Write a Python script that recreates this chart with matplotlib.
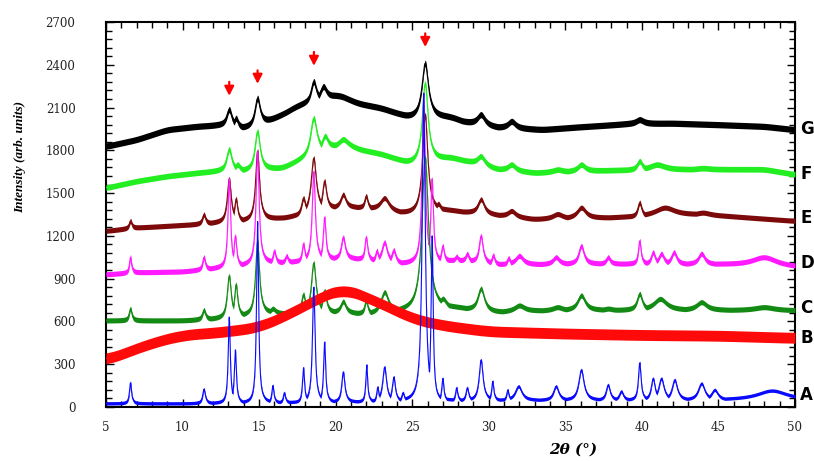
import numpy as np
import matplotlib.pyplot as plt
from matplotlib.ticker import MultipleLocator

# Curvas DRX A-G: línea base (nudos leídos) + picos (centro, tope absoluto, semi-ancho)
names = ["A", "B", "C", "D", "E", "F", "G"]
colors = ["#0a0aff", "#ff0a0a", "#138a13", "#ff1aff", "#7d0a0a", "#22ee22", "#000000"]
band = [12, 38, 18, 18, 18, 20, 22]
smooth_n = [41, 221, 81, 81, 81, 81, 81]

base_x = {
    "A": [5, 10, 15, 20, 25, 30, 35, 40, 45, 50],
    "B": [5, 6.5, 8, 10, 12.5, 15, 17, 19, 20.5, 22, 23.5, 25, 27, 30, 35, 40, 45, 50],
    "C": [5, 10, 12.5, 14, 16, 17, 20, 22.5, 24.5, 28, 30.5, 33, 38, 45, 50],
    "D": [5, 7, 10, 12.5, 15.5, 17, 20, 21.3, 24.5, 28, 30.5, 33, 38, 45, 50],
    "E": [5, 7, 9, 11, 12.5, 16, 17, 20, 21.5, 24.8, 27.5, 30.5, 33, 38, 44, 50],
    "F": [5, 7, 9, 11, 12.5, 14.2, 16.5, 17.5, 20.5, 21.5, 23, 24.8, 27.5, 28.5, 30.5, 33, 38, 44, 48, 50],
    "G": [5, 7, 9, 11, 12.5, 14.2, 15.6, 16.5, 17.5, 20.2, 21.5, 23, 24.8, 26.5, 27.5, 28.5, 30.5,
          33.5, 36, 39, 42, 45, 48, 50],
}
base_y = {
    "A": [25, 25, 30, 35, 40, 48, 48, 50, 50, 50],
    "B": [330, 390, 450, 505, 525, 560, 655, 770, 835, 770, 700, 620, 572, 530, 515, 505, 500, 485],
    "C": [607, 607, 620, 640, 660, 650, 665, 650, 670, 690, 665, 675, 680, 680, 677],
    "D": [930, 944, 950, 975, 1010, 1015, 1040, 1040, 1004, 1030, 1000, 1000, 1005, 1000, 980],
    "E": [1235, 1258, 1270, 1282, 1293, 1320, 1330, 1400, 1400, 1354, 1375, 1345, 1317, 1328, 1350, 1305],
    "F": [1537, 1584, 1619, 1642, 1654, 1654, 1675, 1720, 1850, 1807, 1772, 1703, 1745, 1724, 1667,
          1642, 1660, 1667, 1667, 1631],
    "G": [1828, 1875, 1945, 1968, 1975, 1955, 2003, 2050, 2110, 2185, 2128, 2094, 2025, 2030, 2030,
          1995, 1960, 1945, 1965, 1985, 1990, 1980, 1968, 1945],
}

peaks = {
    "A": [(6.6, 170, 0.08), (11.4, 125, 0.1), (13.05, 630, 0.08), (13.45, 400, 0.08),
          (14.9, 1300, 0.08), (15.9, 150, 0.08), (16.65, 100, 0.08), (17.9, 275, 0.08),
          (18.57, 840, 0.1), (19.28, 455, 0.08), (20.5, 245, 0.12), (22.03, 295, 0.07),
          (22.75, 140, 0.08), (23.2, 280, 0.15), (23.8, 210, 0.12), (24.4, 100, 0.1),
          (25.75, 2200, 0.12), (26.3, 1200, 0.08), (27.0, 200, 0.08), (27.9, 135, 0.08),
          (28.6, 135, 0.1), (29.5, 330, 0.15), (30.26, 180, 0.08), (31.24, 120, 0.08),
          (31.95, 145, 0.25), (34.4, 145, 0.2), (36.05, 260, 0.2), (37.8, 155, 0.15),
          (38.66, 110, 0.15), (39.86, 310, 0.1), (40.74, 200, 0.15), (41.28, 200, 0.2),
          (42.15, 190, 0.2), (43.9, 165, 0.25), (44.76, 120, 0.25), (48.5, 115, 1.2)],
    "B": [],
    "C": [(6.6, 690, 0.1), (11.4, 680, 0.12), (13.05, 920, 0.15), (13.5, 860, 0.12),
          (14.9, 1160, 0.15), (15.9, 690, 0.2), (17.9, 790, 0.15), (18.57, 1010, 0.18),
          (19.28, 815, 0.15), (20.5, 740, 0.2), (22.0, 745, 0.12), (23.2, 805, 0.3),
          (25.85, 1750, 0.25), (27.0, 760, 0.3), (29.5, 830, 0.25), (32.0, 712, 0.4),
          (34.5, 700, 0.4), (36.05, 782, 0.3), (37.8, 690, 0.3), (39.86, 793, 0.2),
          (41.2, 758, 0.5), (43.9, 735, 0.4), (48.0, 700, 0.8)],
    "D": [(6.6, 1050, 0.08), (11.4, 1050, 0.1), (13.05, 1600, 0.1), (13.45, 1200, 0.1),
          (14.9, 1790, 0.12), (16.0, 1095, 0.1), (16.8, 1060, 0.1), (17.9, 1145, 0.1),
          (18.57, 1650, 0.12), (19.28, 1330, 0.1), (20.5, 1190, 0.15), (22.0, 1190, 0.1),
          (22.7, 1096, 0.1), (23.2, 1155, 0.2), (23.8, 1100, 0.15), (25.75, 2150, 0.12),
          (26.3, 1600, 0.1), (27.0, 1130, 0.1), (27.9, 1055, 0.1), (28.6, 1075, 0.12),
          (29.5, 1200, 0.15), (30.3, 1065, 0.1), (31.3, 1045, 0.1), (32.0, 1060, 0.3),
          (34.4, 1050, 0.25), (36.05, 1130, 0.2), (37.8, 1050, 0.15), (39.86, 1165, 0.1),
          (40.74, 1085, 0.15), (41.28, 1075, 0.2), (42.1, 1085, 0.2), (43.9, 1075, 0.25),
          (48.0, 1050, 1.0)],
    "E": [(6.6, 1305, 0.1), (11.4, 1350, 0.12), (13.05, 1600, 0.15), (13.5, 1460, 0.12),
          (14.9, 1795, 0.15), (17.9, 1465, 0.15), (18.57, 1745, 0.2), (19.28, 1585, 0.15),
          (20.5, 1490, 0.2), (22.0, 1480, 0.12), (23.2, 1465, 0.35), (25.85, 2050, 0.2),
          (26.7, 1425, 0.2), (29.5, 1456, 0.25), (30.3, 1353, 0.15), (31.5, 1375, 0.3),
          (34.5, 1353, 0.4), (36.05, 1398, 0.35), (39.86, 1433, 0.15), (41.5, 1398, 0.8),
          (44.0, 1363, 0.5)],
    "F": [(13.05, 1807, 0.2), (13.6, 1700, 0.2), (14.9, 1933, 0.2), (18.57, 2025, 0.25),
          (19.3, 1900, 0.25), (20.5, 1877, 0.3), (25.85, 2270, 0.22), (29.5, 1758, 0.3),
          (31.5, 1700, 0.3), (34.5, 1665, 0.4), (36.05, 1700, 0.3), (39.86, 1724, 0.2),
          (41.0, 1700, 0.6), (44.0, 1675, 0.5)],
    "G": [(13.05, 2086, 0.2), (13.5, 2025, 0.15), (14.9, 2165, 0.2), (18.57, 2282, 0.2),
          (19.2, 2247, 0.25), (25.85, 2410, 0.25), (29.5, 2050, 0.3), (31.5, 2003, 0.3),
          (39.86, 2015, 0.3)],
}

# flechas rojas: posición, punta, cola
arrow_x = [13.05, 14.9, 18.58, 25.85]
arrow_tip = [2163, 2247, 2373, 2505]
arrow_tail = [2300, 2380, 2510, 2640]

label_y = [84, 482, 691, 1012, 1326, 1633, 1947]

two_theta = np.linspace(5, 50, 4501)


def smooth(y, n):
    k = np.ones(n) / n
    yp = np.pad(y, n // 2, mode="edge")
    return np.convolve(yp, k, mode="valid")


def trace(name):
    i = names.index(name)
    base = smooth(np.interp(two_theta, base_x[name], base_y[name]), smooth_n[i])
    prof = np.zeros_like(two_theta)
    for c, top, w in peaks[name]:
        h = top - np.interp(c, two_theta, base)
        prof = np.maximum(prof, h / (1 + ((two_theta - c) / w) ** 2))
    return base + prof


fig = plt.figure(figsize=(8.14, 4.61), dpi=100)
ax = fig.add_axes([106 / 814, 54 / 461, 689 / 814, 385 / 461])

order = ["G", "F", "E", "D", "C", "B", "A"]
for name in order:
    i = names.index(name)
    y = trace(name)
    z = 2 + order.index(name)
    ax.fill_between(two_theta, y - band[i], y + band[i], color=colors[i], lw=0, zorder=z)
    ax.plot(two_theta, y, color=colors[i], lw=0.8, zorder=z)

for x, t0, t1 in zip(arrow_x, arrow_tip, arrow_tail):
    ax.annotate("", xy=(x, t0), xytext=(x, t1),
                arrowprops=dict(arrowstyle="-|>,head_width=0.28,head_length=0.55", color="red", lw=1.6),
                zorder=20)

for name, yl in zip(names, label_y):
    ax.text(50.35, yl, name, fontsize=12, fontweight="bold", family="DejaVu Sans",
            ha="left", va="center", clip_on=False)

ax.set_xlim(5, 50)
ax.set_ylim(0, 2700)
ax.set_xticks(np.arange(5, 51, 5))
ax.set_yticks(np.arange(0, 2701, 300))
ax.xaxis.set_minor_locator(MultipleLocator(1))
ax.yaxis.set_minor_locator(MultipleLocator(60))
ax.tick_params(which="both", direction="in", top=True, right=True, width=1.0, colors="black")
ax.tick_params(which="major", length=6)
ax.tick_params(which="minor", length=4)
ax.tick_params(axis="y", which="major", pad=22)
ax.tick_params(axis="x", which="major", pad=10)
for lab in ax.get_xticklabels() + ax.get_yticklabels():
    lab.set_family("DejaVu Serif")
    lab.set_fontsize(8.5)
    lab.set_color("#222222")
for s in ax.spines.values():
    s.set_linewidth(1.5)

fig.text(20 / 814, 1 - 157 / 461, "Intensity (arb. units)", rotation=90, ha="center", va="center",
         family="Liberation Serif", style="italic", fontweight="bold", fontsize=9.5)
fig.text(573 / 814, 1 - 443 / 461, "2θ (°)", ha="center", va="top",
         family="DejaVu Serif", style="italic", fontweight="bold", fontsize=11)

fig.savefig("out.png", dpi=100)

:: INSTRUCTIONS FOR THE TASK ::
With the pictures left out, restate word for word every line of the data above, from the first down to the line that contains "from matplotlib.ticker import MultipleLocator".

:: SOLUTION BELOW ::
Write a Python script that recreates this chart with matplotlib.
import numpy as np
import matplotlib.pyplot as plt
from matplotlib.ticker import MultipleLocator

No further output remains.